How do we prove that $\int \frac{1}{\sqrt{x-x^2}}\mathrm{d}x$ equals $\arcsin(2x - 1) + C$?

Question

My friend and I were looking at MIT Integration Bee problems, and we both tried to solve $$\int\frac{1}{\sqrt{x-x^2}}dx$$ However, we both got differing answers and he won't tell me how he got his.

I did the following:

$$\int\frac{1}{\sqrt{x-x^2}}dx=\int\frac{1}{x\sqrt{\frac{1}{x}-1}}dx$$ $$Let\space u=\sqrt{\frac{1}{x}-1}\Longleftrightarrow du=\frac{-1}{2x^2\sqrt{\frac{1}{x}-1}}dx$$ $$x=\frac{1}{u^2+1}$$

$$-2\int\frac{1}{u^2+1}du=-2\arctan{u}+C=-2\arctan({\sqrt{\frac{1}{x}-1}})+C$$

My friend got the answer as

$$\arcsin({2x-1})+C$$

I haven't been able to figure out how he arrived at his answer. Can they show me how he might have gotten his answer?
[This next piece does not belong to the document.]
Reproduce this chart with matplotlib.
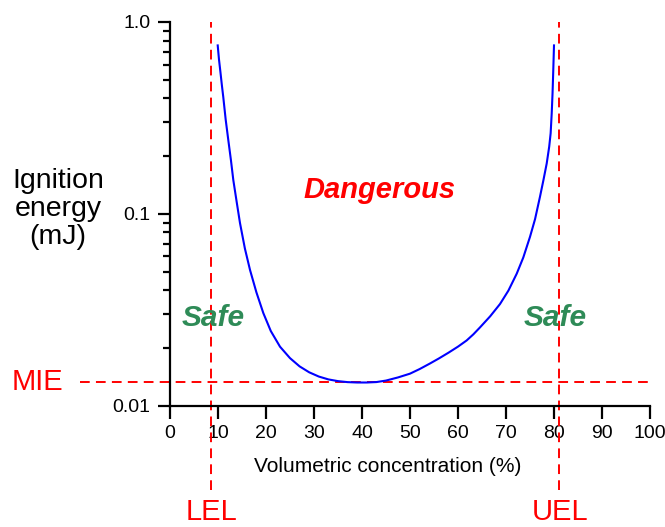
import matplotlib
matplotlib.use("Agg")
import matplotlib.pyplot as plt
from matplotlib.ticker import FixedLocator, LogLocator, NullFormatter

plt.rcParams['font.family'] = ['Liberation Sans', 'DejaVu Sans']

# Curve data (concentration %, ignition energy mJ)
conc = [9.94, 10.2, 10.5, 10.8, 11.1, 11.6, 12.15, 12.7, 13.19, 13.9, 14.58, 15.6, 16.67, 18.0,
        19.44, 21.0, 22.92, 25.0, 27.0, 29.0, 31.0, 33.0, 35.0, 37.0, 39.0, 41.0, 43.0,
        45.0, 47.5, 50.0, 52.0, 54.17, 56.0, 58.0, 60.0, 61.8, 63.2, 64.58, 66.7, 68.75, 70.5,
        72.23, 73.6, 75.0, 76.05, 77.08, 77.8, 78.48, 79.0, 79.3, 79.52, 79.7, 79.85, 80.0]
energy = [0.755, 0.64, 0.55, 0.47, 0.406, 0.31, 0.242, 0.19, 0.150, 0.115, 0.0896, 0.066, 0.0510, 0.0390,
          0.0304, 0.0245, 0.0203, 0.0177, 0.01603, 0.01493, 0.01419, 0.01371, 0.01343, 0.01327, 0.01321, 0.01321, 0.01328,
          0.01352, 0.01404, 0.01469, 0.01552, 0.01660, 0.01762, 0.01888, 0.02032, 0.02188, 0.02355, 0.02559, 0.02924, 0.03388, 0.0398,
          0.04875, 0.0592, 0.0759, 0.0938, 0.1228, 0.150, 0.183, 0.224, 0.263, 0.333, 0.427, 0.562, 0.755]

lel = 8.6
uel = 81.1
mie = 0.0133

x_ticks = [0, 10, 20, 30, 40, 50, 60, 70, 80, 90, 100]
y_ticks = [0.01, 0.1, 1.0]
y_ticklabels = ["0.01", "0.1", "1.0"]

fig = plt.figure(figsize=(6.65, 5.27), dpi=100)
ax = fig.add_axes([170/665, 1 - 405.7/527, 480/665, (405.7 - 22)/527])

ax.plot(conc, energy, color='#0000ff', lw=1.5, zorder=3, solid_joinstyle='round')

ax.set_yscale('log')
ax.set_xlim(0, 100)
ax.set_ylim(0.01, 1.0)

dash = (0, (5, 3.2))
red = '#ff0000'
ax.plot([-18.75, 100], [mie, mie], color=red, lw=1.4, linestyle=dash, clip_on=False, zorder=2)
for xv in (lel, uel):
    ax.plot([xv, xv], [0.00364, 1.0], color=red, lw=1.4, linestyle=dash, clip_on=False, zorder=2)

for s in ('top', 'right'):
    ax.spines[s].set_visible(False)
for s in ('left', 'bottom'):
    ax.spines[s].set_linewidth(1.6)

ax.xaxis.set_major_locator(FixedLocator(x_ticks))
ax.set_xticklabels([str(v) for v in x_ticks])
ax.yaxis.set_major_locator(FixedLocator(y_ticks))
ax.set_yticklabels(y_ticklabels)
ax.yaxis.set_minor_locator(LogLocator(base=10, subs=range(2, 10)))
ax.yaxis.set_minor_formatter(NullFormatter())

ax.tick_params(axis='both', which='major', direction='out', length=9, width=1.6,
               labelsize=14, pad=5, color='black')
ax.tick_params(axis='y', which='minor', direction='out', length=5, width=1.6)

fig.text(388/665, 1 - 467/527, "Volumetric concentration (%)", ha='center', va='center',
         fontsize=15)

fig.text(58/665, 1 - 209/527, "Ignition\nenergy\n(mJ)", ha='center', va='center',
         fontsize=20.5, linespacing=1.1)

fig.text(37/665, 1 - 382/527, "MIE", ha='center', va='center', fontsize=21, color=red)
fig.text(211/665, 1 - 512/527, "LEL", ha='center', va='center', fontsize=21, color=red)
fig.text(560/665, 1 - 512/527, "UEL", ha='center', va='center', fontsize=21, color=red)

ax.text(43.6, 0.133, "Dangerous", ha='center', va='center', fontsize=21,
        color=red, fontweight='bold', fontstyle='italic')
green = '#2e8b57'
ax.text(8.96, 0.0287, "Safe", ha='center', va='center', fontsize=21.5,
        color=green, fontweight='bold', fontstyle='italic')
ax.text(80.2, 0.0287, "Safe", ha='center', va='center', fontsize=21.5,
        color=green, fontweight='bold', fontstyle='italic')

fig.savefig("out.png", dpi=100)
Thank you.

Answer 1

Here it is how he obtained the proposed result: \begin{align*} \int\frac{\mathrm{d}x}{\sqrt{x - x^{2}}} & = \int\frac{\mathrm{d}x}{\sqrt{1/4 - (x - 1/2)^{2}}}\\\\ & = \int\frac{2\mathrm{d}x}{\sqrt{1 - (2x - 1)^{2}}}\\\\ & = \int\frac{\mathrm{d}(2x - 1)}{\sqrt{1 - (2x - 1)^{2}}}\\\\ & = \int\frac{\mathrm{d}u}{\sqrt{1 - u^{2}}}\\\\ & = \arcsin(u) + c\\\\ & = \arcsin(2x - 1) + c \end{align*}

Hopefully this helps!

Answer 2

The quickest solution would be to recognize the hidden chain rule:

$$\int\frac{dx}{\sqrt{x-x^2}} = \int \frac{1}{\sqrt{1-x}}\cdot\frac{dx}{\sqrt{x}} = \int\frac{1}{\sqrt{1-(\sqrt{x})^2}}\cdot 2d(\sqrt{x}) = 2\arcsin\sqrt{x}$$

Plotting the difference of each of these solutions, we can see that your solution and your friend's solution both give constants on the domain of the original integrand, $(0,1)$, meaning all solutions are correct.

Answer 3

Letting $x=\sin^2 \theta$ yields $$ \begin{aligned} I=\int\frac{d x}{\sqrt{x(1-x)}} &=\int\frac{2 \sin \theta \cos \theta d \theta}{\sin \theta \cos \theta} =2 \theta=2\arcsin \sqrt x +C \end{aligned} $$